- **DIRECTIVE**: Copy out the listing that follows exactly, dropping every picture.

- **DATA**:
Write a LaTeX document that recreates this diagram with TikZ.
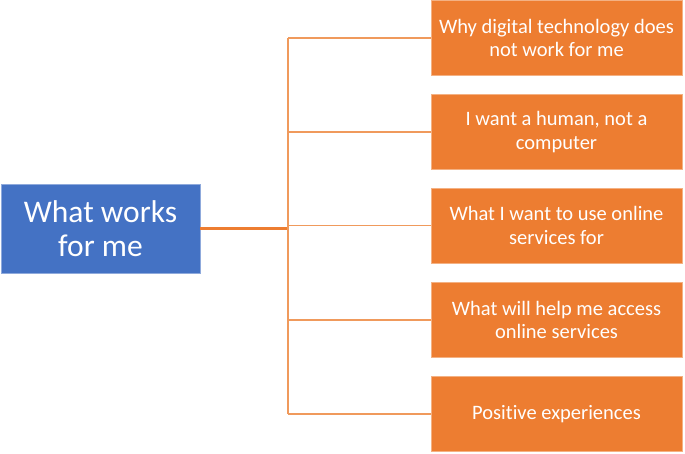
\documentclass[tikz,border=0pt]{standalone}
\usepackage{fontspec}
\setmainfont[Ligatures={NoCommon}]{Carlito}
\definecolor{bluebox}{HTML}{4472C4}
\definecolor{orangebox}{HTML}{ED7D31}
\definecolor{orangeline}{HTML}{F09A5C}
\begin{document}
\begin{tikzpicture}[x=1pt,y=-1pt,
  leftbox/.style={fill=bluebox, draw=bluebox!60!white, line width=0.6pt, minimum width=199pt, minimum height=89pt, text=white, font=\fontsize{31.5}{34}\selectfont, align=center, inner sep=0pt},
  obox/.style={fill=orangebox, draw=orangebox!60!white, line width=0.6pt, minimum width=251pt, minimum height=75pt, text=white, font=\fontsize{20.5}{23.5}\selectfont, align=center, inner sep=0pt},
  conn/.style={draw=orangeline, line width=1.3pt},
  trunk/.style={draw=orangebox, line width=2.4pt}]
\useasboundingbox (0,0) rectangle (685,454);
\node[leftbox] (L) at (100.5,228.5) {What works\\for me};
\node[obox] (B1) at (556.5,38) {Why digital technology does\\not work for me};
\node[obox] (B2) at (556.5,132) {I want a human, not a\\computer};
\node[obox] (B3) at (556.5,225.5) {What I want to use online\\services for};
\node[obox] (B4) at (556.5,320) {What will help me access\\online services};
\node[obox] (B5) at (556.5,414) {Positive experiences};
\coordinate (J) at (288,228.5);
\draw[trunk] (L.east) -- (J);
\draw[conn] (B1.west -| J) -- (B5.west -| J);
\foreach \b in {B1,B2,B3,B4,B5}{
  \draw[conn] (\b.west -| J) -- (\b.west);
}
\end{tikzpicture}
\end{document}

- **TASK OUTPUT**:
Write a LaTeX document that recreates this diagram with TikZ.
\documentclass[tikz,border=0pt]{standalone}
\usepackage{fontspec}
\setmainfont[Ligatures={NoCommon}]{Carlito}
\definecolor{bluebox}{HTML}{4472C4}
\definecolor{orangebox}{HTML}{ED7D31}
\definecolor{orangeline}{HTML}{F09A5C}
\begin{document}
\begin{tikzpicture}[x=1pt,y=-1pt,
  leftbox/.style={fill=bluebox, draw=bluebox!60!white, line width=0.6pt, minimum width=199pt, minimum height=89pt, text=white, font=\fontsize{31.5}{34}\selectfont, align=center, inner sep=0pt},
  obox/.style={fill=orangebox, draw=orangebox!60!white, line width=0.6pt, minimum width=251pt, minimum height=75pt, text=white, font=\fontsize{20.5}{23.5}\selectfont, align=center, inner sep=0pt},
  conn/.style={draw=orangeline, line width=1.3pt},
  trunk/.style={draw=orangebox, line width=2.4pt}]
\useasboundingbox (0,0) rectangle (685,454);
\node[leftbox] (L) at (100.5,228.5) {What works\\for me};
\node[obox] (B1) at (556.5,38) {Why digital technology does\\not work for me};
\node[obox] (B2) at (556.5,132) {I want a human, not a\\computer};
\node[obox] (B3) at (556.5,225.5) {What I want to use online\\services for};
\node[obox] (B4) at (556.5,320) {What will help me access\\online services};
\node[obox] (B5) at (556.5,414) {Positive experiences};
\coordinate (J) at (288,228.5);
\draw[trunk] (L.east) -- (J);
\draw[conn] (B1.west -| J) -- (B5.west -| J);
\foreach \b in {B1,B2,B3,B4,B5}{
  \draw[conn] (\b.west -| J) -- (\b.west);
}
\end{tikzpicture}
\end{document}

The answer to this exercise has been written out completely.